European regulators are moving to ban infinite scroll features on social media platforms, arguing the design pattern is deliberately addictive and harmful to users. If it passes, it would mark the first time a government has restricted specific user interface patterns as a matter of public health.
Infinite scroll is exactly what it sounds like: content that loads endlessly as you scroll down, with no natural stopping point. It's the default experience on TikTok, Instagram, Twitter/X, Facebook, and most other social media platforms. You open the app, start scrolling, and suddenly an hour has disappeared.
That's not an accident. Infinite scroll is a carefully engineered behavior manipulation technique designed to maximize time spent in app - the metric every social media company optimizes for because it drives advertising revenue.
The alternative is pagination: discrete pages of content with explicit "load more" or "next page" buttons. It's how websites worked before infinite scroll became ubiquitous. And it creates natural break points where users can make a conscious decision about whether to continue.
The European Union is betting that by changing the UI, they can change user behavior. Force platforms to implement pagination, and users will spend less time mindlessly scrolling, reducing the addictive qualities of social media.
But can regulation actually fix addictive design?
The social media companies will argue this is regulatory overreach.
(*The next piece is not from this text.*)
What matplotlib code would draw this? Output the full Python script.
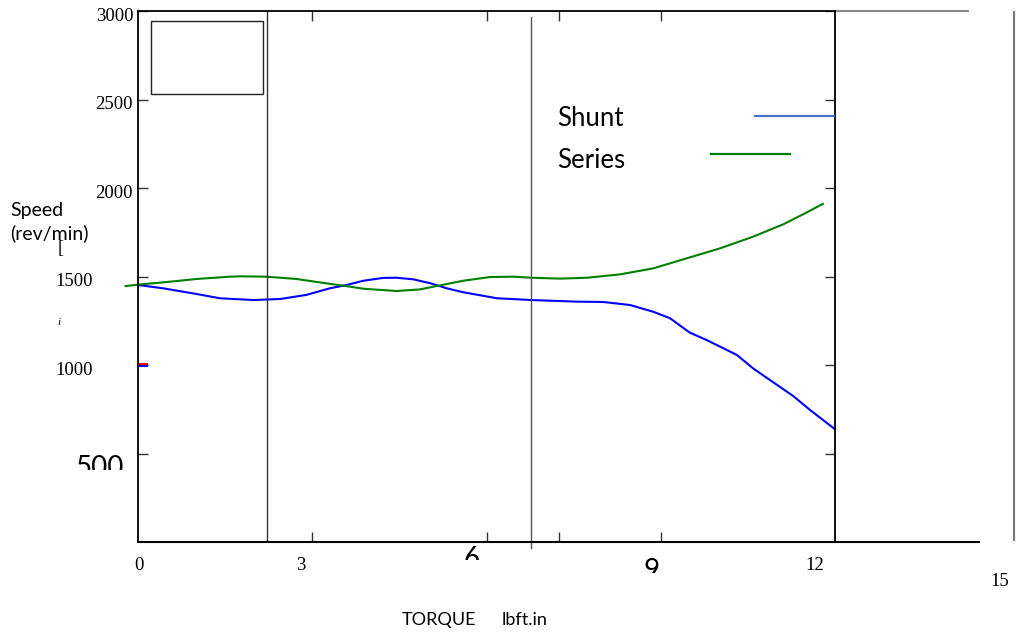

They'll say users prefer infinite scroll because it's more convenient. They'll point out that people can simply close the app if they want to stop scrolling. They'll claim this is nanny-state paternalism.
And they're not entirely wrong. Plenty of people use social media in healthy ways. Infinite scroll is undeniably more seamless than clicking through pages. And there's something philosophically uncomfortable about governments mandating UI patterns.
But the EU has precedent for this kind of intervention. They've regulated cookie consent, data portability, and default privacy settings. They've forced Apple to allow third-party app stores and Google to offer browser choices. The regulatory philosophy is that when companies engineer products to exploit psychological vulnerabilities, the government can step in.